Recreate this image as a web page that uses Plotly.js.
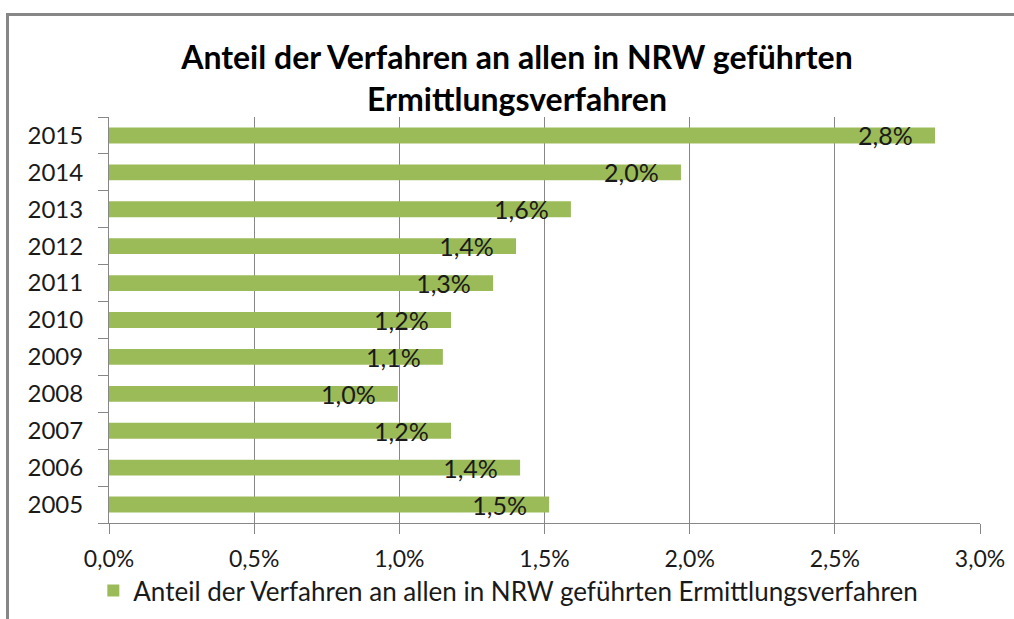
<!DOCTYPE html>
<html>
<head>
<meta charset="utf-8">
<script src="https://cdn.plot.ly/plotly-3.0.1.min.js"></script>
<style>
  body { margin: 0; background: #fff; }
  #chart { position: absolute; left: 0; top: 0; width: 1014px; height: 619px; }
  #frame { position: absolute; left: 6px; top: 13px; width: 1100px; height: 700px;
           border: 3px solid #878787; pointer-events: none; }
</style>
</head>
<body>
<div id="chart"></div>
<div id="frame"></div>
<script>
// years, bottom to top
const years = ["2005", "2006", "2007", "2008", "2009", "2010", "2011", "2012", "2013", "2014", "2015"];
// share of all investigations in NRW, in percent
const shares = [1.516, 1.416, 1.178, 0.995, 1.150, 1.178, 1.323, 1.402, 1.591, 1.970, 2.845];
const seriesName = "Anteil der Verfahren an allen in NRW geführten Ermittlungsverfahren";

const FONT = "Lato, 'Open Sans', sans-serif";
const GRID = "#878787";

// labels like "2,8%" with a little space before the bar end
const labels = shares.map(v => v.toFixed(1).replace(".", ",") + "%\u00a0\u00a0\u00a0");

const data = [
  {
    type: "bar",
    orientation: "h",
    x: shares,
    y: years,
    name: seriesName,
    marker: { color: "#9BBB59" },
    text: labels,
    textposition: "inside",
    insidetextanchor: "end",
    constraintext: "none",
    textangle: 0,
    textfont: { family: FONT, size: 25, color: "#1a1a1a" },
    hoverinfo: "none",
  },
];

const layout = {
  width: 1014,
  height: 619,
  margin: { l: 109, r: 34, t: 117, b: 96, autoexpand: false },
  paper_bgcolor: "#fff",
  plot_bgcolor: "#fff",
  separators: ",.",
  font: { family: FONT, size: 24, color: "#1a1a1a" },
  title: {
    text: "<b>Anteil der Verfahren an allen in NRW geführten<br>Ermittlungsverfahren</b>",
    font: { family: FONT, size: 32, color: "#000" },
    xref: "container",
    x: 517 / 1014,
    xanchor: "center",
    yref: "container",
    y: 1 - 69 / 619,
    yanchor: "top",
  },
  bargap: 0.57,
  xaxis: {
    range: [0, 3],
    dtick: 0.5,
    tickformat: ".1f",
    ticksuffix: "%",
    showgrid: true,
    gridcolor: GRID,
    gridwidth: 1,
    zeroline: false,
    showline: true,
    linecolor: GRID,
    ticks: "outside",
    ticklen: 10,
    tickcolor: GRID,
    ticklabelstandoff: 5,
    tickfont: { family: FONT, size: 23, color: "#1a1a1a" },
  },
  yaxis: {
    type: "category",
    showline: true,
    linecolor: GRID,
    ticks: "outside",
    tickson: "boundaries",
    ticklen: 10,
    tickcolor: GRID,
    ticklabelstandoff: 20,
    showgrid: false,
    tickfont: { family: FONT, size: 24, color: "#1a1a1a" },
  },
  showlegend: true,
  legend: {
    orientation: "h",
    xref: "paper",
    x: -0.018,
    xanchor: "left",
    yref: "container",
    y: 1 - 567 / 619,
    yanchor: "top",
    font: { family: FONT, size: 26, color: "#1a1a1a" },
    bgcolor: "rgba(0,0,0,0)",
  },
};

Plotly.newPlot("chart", data, layout, { displayModeBar: false, staticPlot: true });
</script>
</body>
</html>
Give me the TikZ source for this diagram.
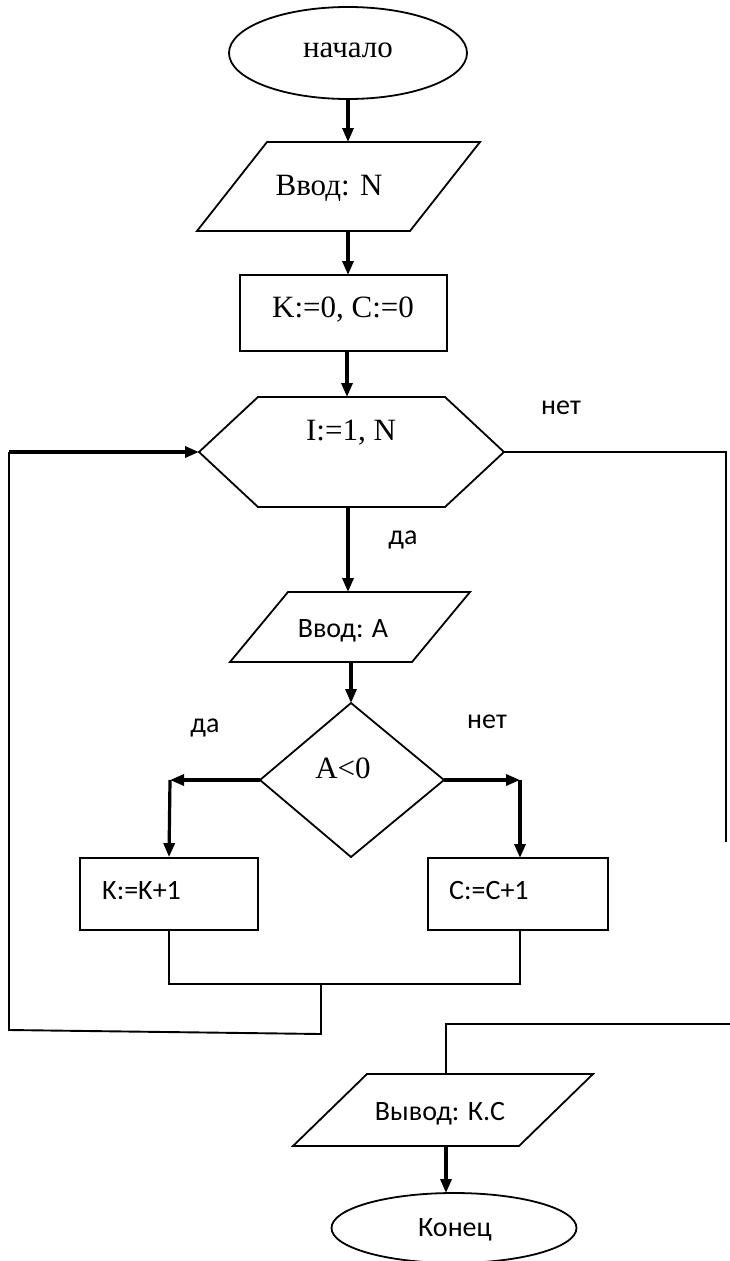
\documentclass[tikz,border=0pt]{standalone}
\usepackage{fontspec}
\newfontfamily\serw{Liberation Serif}
\newfontfamily\sanw{Carlito}
\usetikzlibrary{shapes.geometric,arrows.meta}
\begin{document}
\begin{tikzpicture}[x=1pt,y=-1pt,
  bord/.style={line width=1.8pt},
  arr/.style={line width=3.2pt,-{Triangle[length=14pt,width=11pt]}},
  lnk/.style={line width=1.9pt},
  sr/.style={font=\serw\fontsize{31}{36}\selectfont, inner sep=0},
  sa/.style={font=\sanw\fontsize{28}{32}\selectfont, inner sep=0}]
\fill[white] (0,0) rectangle (730,1261);
\useasboundingbox (0,0) rectangle (730,1261);

% start
\node[draw,bord,ellipse,minimum width=238pt,minimum height=92pt,inner sep=0] (start) at (348,53) {};
\node[sr] (tstart) at (348,50) {начало};

% input N
\coordinate (nTL) at (267,142); \coordinate (nTR) at (480,142);
\coordinate (nBR) at (410,231); \coordinate (nBL) at (197,231);
\draw[bord] (nTL) -- (nTR) -- (nBR) -- (nBL) -- cycle;
\node[sr] (tinN) at (329,188) {Ввод: N};
\coordinate (nIn) at (348,142); \coordinate (nOut) at (348,231);

% init
\node[draw,bord,minimum width=207pt,minimum height=76pt,inner sep=0] (init) at (343.5,313) {};
\node[sr] (tinit) at (343,310) {K:=0, C:=0};
\coordinate (iIn) at (348,275); \coordinate (iOut) at (347,351);

% loop hexagon
\coordinate (hW) at (199,452); \coordinate (hTL) at (258,397); \coordinate (hTR) at (445,397);
\coordinate (hE) at (504,452); \coordinate (hBR) at (445,507); \coordinate (hBL) at (258,507);
\draw[bord] (hW) -- (hTL) -- (hTR) -- (hE) -- (hBR) -- (hBL) -- cycle;
\node[sr] (thex) at (351,433) {I:=1, N};
\coordinate (hIn) at (347,397); \coordinate (hOut) at (348,507);
\node[sa] (lnet1) at (561,408) {нет};
\node[sa] (lda1) at (403,540) {да};

% input A
\coordinate (aTL) at (288,592); \coordinate (aTR) at (470,592);
\coordinate (aBR) at (412,662); \coordinate (aBL) at (230,662);
\draw[bord] (aTL) -- (aTR) -- (aBR) -- (aBL) -- cycle;
\node[sa] (tinA) at (343,631) {Ввод: A};
\coordinate (aIn) at (348,592); \coordinate (aOut) at (351,662);

% decision
\coordinate (dN) at (351,703); \coordinate (dE) at (444,780);
\coordinate (dS) at (351,857); \coordinate (dW) at (260,780);
\draw[bord] (dN) -- (dE) -- (dS) -- (dW) -- cycle;
\node[sr] (tdec) at (343,768) {A<0};
\node[sa] (lda2) at (205,728) {да};
\node[sa] (lnet2) at (487,722) {нет};
\coordinate (cL) at (170,780); \coordinate (cR) at (520,780);

% boxes
\node[draw,bord,minimum width=178pt,minimum height=72pt,inner sep=0] (kbox) at (169,894) {};
\node[sa,anchor=west] (tk) at (102,891) {K:=K+1};
\node[draw,bord,minimum width=180pt,minimum height=72pt,inner sep=0] (cbox) at (518,894) {};
\node[sa,anchor=west] (tc) at (449,891) {C:=C+1};
\coordinate (kOut) at (169,930); \coordinate (cOut) at (520,930); \coordinate (cIn) at (520,858);

% merge and loop back
\coordinate (mL) at (169,984); \coordinate (mR) at (520,984); \coordinate (mJ) at (321,984);
\coordinate (lB) at (321,1034); \coordinate (lBL) at (9,1030); \coordinate (lTL) at (9,452);
\draw[lnk] (kOut) -- (mL) -- (mR) -- (cOut);
\draw[lnk] (mJ) -- (lB) -- (lBL) -- (lTL);

% exit branch
\coordinate (rT) at (726,452); \coordinate (rB) at (726,842);
\draw[lnk] (hE) -- (rT) -- (rB);
\coordinate (bR) at (730,1024); \coordinate (bL) at (446,1024);

% output
\coordinate (oTL) at (367,1074); \coordinate (oTR) at (593,1074);
\coordinate (oBR) at (519,1146); \coordinate (oBL) at (293,1146);
\draw[bord] (oTL) -- (oTR) -- (oBR) -- (oBL) -- cycle;
\node[sa] (tout) at (440,1114) {Вывод: К.С};
\coordinate (oIn) at (446,1074); \coordinate (oOut) at (446,1146);
\draw[lnk] (bR) -- (bL) -- (oIn);

% end
\node[draw,bord,ellipse,minimum width=245pt,minimum height=70pt,inner sep=0] (endn) at (454,1228) {};
\node[sa] (tend) at (455,1230) {Конец};
\coordinate (eIn) at (446,1193);

% arrows
\draw[arr] (start.south) -- (nIn);
\draw[arr] (nOut) -- (iIn);
\draw[arr] (iOut) -- (hIn);
\draw[arr] (lTL) -- (hW);
\draw[arr] (hOut) -- (aIn);
\draw[arr] (aOut) -- (dN);
\draw[arr] (dW) -- (cL);
\draw[arr] (cL) -- (kbox.north);
\draw[arr] (dE) -- (cR);
\draw[arr] (cR) -- (cIn);
\draw[arr] (oOut) -- (eIn);
\end{tikzpicture}
\end{document}
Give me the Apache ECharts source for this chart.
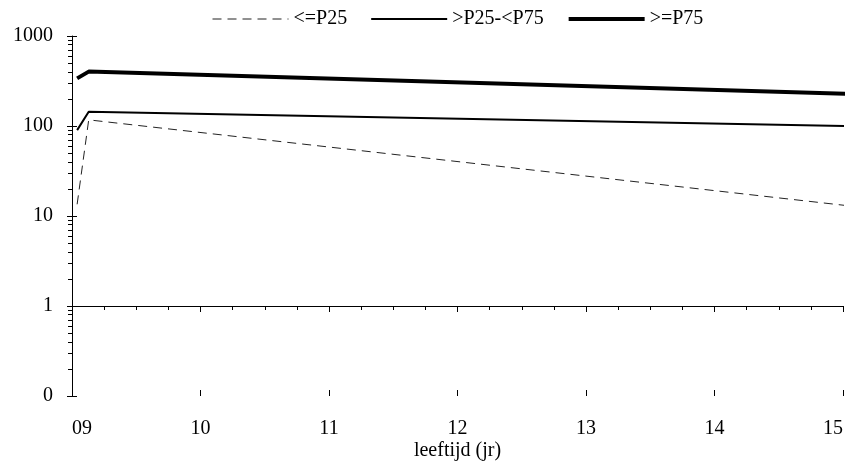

* [Required work]: Each line that has the word "chart" counts once. How many such lines are in the data? Give the number alone.

* [Task answer]: 4